--- BEGIN Data block ---

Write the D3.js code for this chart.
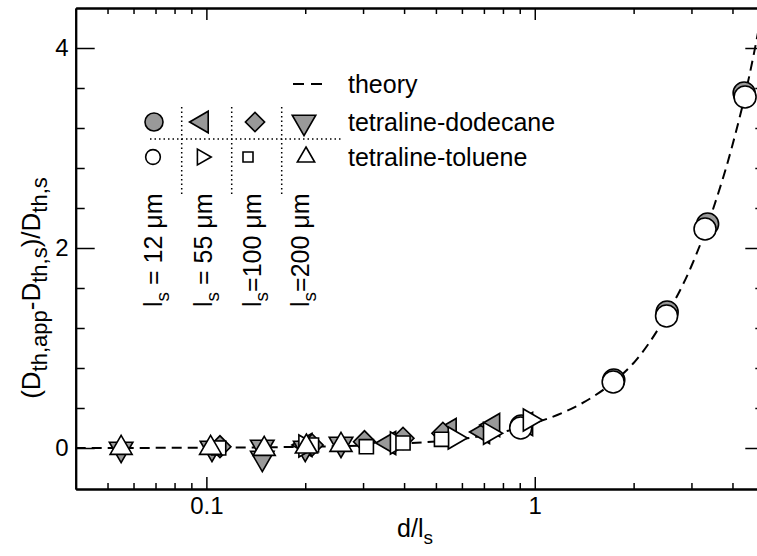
<!DOCTYPE html>
<html>
<head>
<meta charset="utf-8">
<script src="https://cdn.jsdelivr.net/npm/d3@7"></script>
<style>
  body { margin: 0; background: #fff; }
  svg { display: block; font-family: 'Liberation Sans', Arial, sans-serif; }
</style>
</head>
<body>
<div id="chart"></div>
<script>
// theory curve
var theoryX = [0.04, 0.1, 0.2, 0.3, 0.4, 0.5, 0.6, 0.7, 0.8, 0.9, 1.0, 1.25, 1.5, 1.75, 2.0, 2.5, 3.0, 3.5, 4.0, 4.5, 4.75, 5.0];
var theoryY = [0, 0.003, 0.012, 0.025, 0.045, 0.065, 0.09, 0.125, 0.16, 0.205, 0.25, 0.37, 0.51, 0.67, 0.85, 1.31, 1.82, 2.4, 3.03, 3.72, 4.1, 4.5];

// tetraline-dodecane (filled grey)
var dod12X = [0.91, 1.74, 2.53, 3.36, 4.34];
var dod12Y = [0.22, 0.68, 1.36, 2.24, 3.55];
var dod55X = [0.2, 0.36, 0.55, 0.695, 0.746, 0.94];
var dod55Y = [0.03, 0.05, 0.18, 0.16, 0.23, 0.24];
var dod100X = [0.11, 0.21, 0.303, 0.397, 0.525];
var dod100Y = [0.013, 0.03, 0.063, 0.097, 0.147];
var dod200X = [0.055, 0.104, 0.148, 0.148, 0.2, 0.257];
var dod200Y = [-0.01, 0.0, 0.01, -0.1, 0.0, 0.04];

// tetraline-toluene (open)
var tol12X = [0.906, 1.733, 2.52, 3.30, 4.37];
var tol12Y = [0.2, 0.66, 1.32, 2.19, 3.51];
var tol55X = [0.2, 0.38, 0.57, 0.73, 0.965];
var tol55Y = [0.02, 0.05, 0.1, 0.147, 0.28];
var tol100X = [0.109, 0.209, 0.307, 0.397, 0.52];
var tol100Y = [0.0, 0.03, 0.013, 0.05, 0.087];
var tol200X = [0.055, 0.103, 0.150, 0.2016, 0.257];
var tol200Y = [0.0, 0.0, -0.01, 0.013, 0.03];

// ticks
var xMajorTicks = [0.1, 1];
var xMinorTicks = [0.05, 0.06, 0.07, 0.08, 0.09, 0.2, 0.3, 0.4, 0.5, 0.6, 0.7, 0.8, 0.9, 2, 3, 4];
var yMajorTicks = [0, 2, 4];
var yMinorTicks = [0.4, 0.8, 1.2, 1.6, 2.4, 2.8, 3.2, 3.6];
var lsValues = [' = 12 μm', ' = 55 μm', '=100 μm', '=200 μm'];

var grey = '#999999';

var svg = d3.select('#chart')
    .append('svg')
    .attr('width', 757)
    .attr('height', 556);

var xLeft = 75.7, xRight = 764.3, yTop = 8, yBottom = 489;

var x = d3.scaleLog().domain([0.04, 5]).range([xLeft, xRight]);
var y = d3.scaleLinear().domain([-0.41, 4.4]).range([yBottom, yTop]);

// symbols
function symbolPath(shape, size) {
    var type = d3.symbolTriangle;
    if (shape === 'circle') type = d3.symbolCircle;
    if (shape === 'square' || shape === 'diamond') type = d3.symbolSquare;
    return d3.symbol().type(type).size(size)();
}
function symbolRotate(shape) {
    if (shape === 'left') return -90;
    if (shape === 'right') return 90;
    if (shape === 'down') return 180;
    if (shape === 'diamond') return 45;
    return 0;
}
var symbolSize = { circle: 380, left: 230, right: 210, up: 210, down: 240, square: 200, diamond: 240 };

var series = [
    { xs: dod12X, ys: dod12Y, shape: 'circle', fill: grey },
    { xs: dod55X, ys: dod55Y, shape: 'left', fill: grey },
    { xs: dod100X, ys: dod100Y, shape: 'diamond', fill: grey },
    { xs: dod200X, ys: dod200Y, shape: 'down', fill: grey },
    { xs: tol12X, ys: tol12Y, shape: 'circle', fill: '#fff' },
    { xs: tol55X, ys: tol55Y, shape: 'right', fill: '#fff' },
    { xs: tol100X, ys: tol100Y, shape: 'square', fill: '#fff' },
    { xs: tol200X, ys: tol200Y, shape: 'up', fill: '#fff' }
];

svg.append('clipPath').attr('id', 'clip')
    .append('rect')
    .attr('x', xLeft).attr('y', yTop)
    .attr('width', xRight - xLeft).attr('height', yBottom - yTop);

var plot = svg.append('g').attr('clip-path', 'url(#clip)');

// theory line
var theory = theoryX.map(function(d, i) { return [d, theoryY[i]]; });
plot.append('path')
    .datum(theory)
    .attr('fill', 'none')
    .attr('stroke', '#000')
    .attr('stroke-width', 2)
    .attr('stroke-dasharray', '10,6')
    .attr('d', d3.line()
        .x(function(d) { return x(d[0]); })
        .y(function(d) { return y(d[1]); })
        .curve(d3.curveMonotoneX));

// data points
series.forEach(function(s) {
    var pts = s.xs.map(function(d, i) { return [d, s.ys[i]]; });
    plot.append('g')
        .selectAll('path')
        .data(pts)
        .enter()
        .append('path')
        .attr('d', symbolPath(s.shape, symbolSize[s.shape]))
        .attr('transform', function(d) {
            return 'translate(' + x(d[0]) + ',' + y(d[1]) + ') rotate(' + symbolRotate(s.shape) + ')';
        })
        .attr('fill', s.fill)
        .attr('stroke', '#000')
        .attr('stroke-width', 1.6);
});

// axes
function styleAxis(g) {
    g.select('.domain').attr('stroke-width', 2);
    g.selectAll('.tick line').attr('stroke-width', 1.5);
    g.selectAll('.tick text').attr('font-size', '24px').attr('font-family', 'Liberation Sans, Arial, sans-serif').attr('fill', '#000');
}

svg.append('g')
    .attr('transform', 'translate(0,' + yBottom + ')')
    .call(d3.axisBottom(x).tickValues(xMinorTicks).tickSize(-6).tickSizeOuter(0).tickFormat(''))
    .call(styleAxis);
svg.append('g')
    .attr('transform', 'translate(0,' + yBottom + ')')
    .call(d3.axisBottom(x).tickValues(xMajorTicks).tickSize(-12).tickSizeOuter(0).tickPadding(8)
        .tickFormat(function(d) { return d === 1 ? '1' : '0.1'; }))
    .call(styleAxis);
svg.append('g')
    .attr('transform', 'translate(0,' + yTop + ')')
    .call(d3.axisTop(x).tickValues(xMinorTicks).tickSize(-6).tickSizeOuter(0).tickFormat(''))
    .call(styleAxis);
svg.append('g')
    .attr('transform', 'translate(0,' + yTop + ')')
    .call(d3.axisTop(x).tickValues(xMajorTicks).tickSize(-12).tickSizeOuter(0).tickFormat(''))
    .call(styleAxis);

svg.append('g')
    .attr('transform', 'translate(' + xLeft + ',0)')
    .call(d3.axisLeft(y).tickValues(yMinorTicks).tickSize(-9).tickSizeOuter(0).tickFormat(''))
    .call(styleAxis);
svg.append('g')
    .attr('transform', 'translate(' + xLeft + ',0)')
    .call(d3.axisLeft(y).tickValues(yMajorTicks).tickSize(-19).tickSizeOuter(0).tickPadding(7)
        .tickFormat(d3.format('d')))
    .call(styleAxis);
svg.append('g')
    .attr('transform', 'translate(' + xRight + ',0)')
    .call(d3.axisRight(y).tickValues(yMinorTicks).tickSize(-9).tickSizeOuter(0).tickFormat(''))
    .call(styleAxis);
svg.append('g')
    .attr('transform', 'translate(' + xRight + ',0)')
    .call(d3.axisRight(y).tickValues(yMajorTicks).tickSize(-19).tickSizeOuter(0).tickFormat(''))
    .call(styleAxis);

// x axis label
var xl = svg.append('text')
    .attr('x', 415)
    .attr('y', 537)
    .attr('text-anchor', 'middle')
    .attr('font-size', '25px');
xl.append('tspan').text('d/l');
xl.append('tspan').attr('font-size', '19px').attr('dy', 7).text('s');

// y axis label
var yl = svg.append('text')
    .attr('transform', 'translate(40,288) rotate(-90)')
    .attr('text-anchor', 'middle')
    .attr('font-size', '26px');
yl.append('tspan').text('(D');
yl.append('tspan').attr('font-size', '22px').attr('dy', 7).text('th,app');
yl.append('tspan').attr('dy', -7).text('-D');
yl.append('tspan').attr('font-size', '22px').attr('dy', 7).text('th,s');
yl.append('tspan').attr('dy', -7).text(')/D');
yl.append('tspan').attr('font-size', '22px').attr('dy', 7).text('th,s');

// legend
var legend = svg.append('g');
legend.append('line')
    .attr('x1', 293).attr('x2', 327)
    .attr('y1', 84).attr('y2', 84)
    .attr('stroke', '#000').attr('stroke-width', 2)
    .attr('stroke-dasharray', '11,7');
var legendText = [['theory', 84], ['tetraline-dodecane', 122], ['tetraline-toluene', 157]];
legendText.forEach(function(t) {
    legend.append('text')
        .attr('x', 348).attr('y', t[1])
        .attr('dy', '0.36em')
        .attr('font-size', '25px')
        .text(t[0]);
});

var legendSym = [
    { shape: 'circle', cx: 154, cy: 122, size: 255, fill: grey },
    { shape: 'left', cx: 202, cy: 122, size: 200, fill: grey },
    { shape: 'diamond', cx: 255, cy: 122, size: 185, fill: grey },
    { shape: 'down', cx: 304, cy: 122, size: 240, fill: grey },
    { shape: 'circle', cx: 153, cy: 157, size: 170, fill: '#fff' },
    { shape: 'right', cx: 202, cy: 157, size: 110, fill: '#fff' },
    { shape: 'square', cx: 248, cy: 157, size: 100, fill: '#fff' },
    { shape: 'up', cx: 306, cy: 157, size: 130, fill: '#fff' }
];
legend.selectAll('.lsym')
    .data(legendSym)
    .enter()
    .append('path')
    .attr('class', 'lsym')
    .attr('d', function(d) { return symbolPath(d.shape, d.size); })
    .attr('transform', function(d) {
        return 'translate(' + d.cx + ',' + d.cy + ') rotate(' + symbolRotate(d.shape) + ')';
    })
    .attr('fill', function(d) { return d.fill; })
    .attr('stroke', '#000')
    .attr('stroke-width', 1.6);

// dotted separators
legend.append('line')
    .attr('x1', 150).attr('x2', 342)
    .attr('y1', 139).attr('y2', 139)
    .attr('stroke', '#000').attr('stroke-width', 1.5)
    .attr('stroke-dasharray', '1.5,3');
[181.7, 231.7, 281.7].forEach(function(lx) {
    legend.append('line')
        .attr('x1', lx).attr('x2', lx)
        .attr('y1', 107).attr('y2', 197)
        .attr('stroke', '#000').attr('stroke-width', 1.5)
        .attr('stroke-dasharray', '1.5,3');
});

// rotated l_s labels
[153, 203, 252, 300].forEach(function(cx, i) {
    var t = legend.append('text')
        .attr('transform', 'translate(' + cx + ',307) rotate(-90)')
        .attr('dy', '0.36em')
        .attr('font-size', '25px');
    t.append('tspan').text('l');
    t.append('tspan').attr('font-size', '19px').attr('dy', 7).text('s');
    t.append('tspan').attr('dy', -7).text(lsValues[i]);
});
</script>
</body>
</html>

--- END Data block ---

**What is required**: Using the listing above, pull out all lines that hold the word "chart".

**The solution**:
Write the D3.js code for this chart.
<div id="chart"></div>
var svg = d3.select('#chart')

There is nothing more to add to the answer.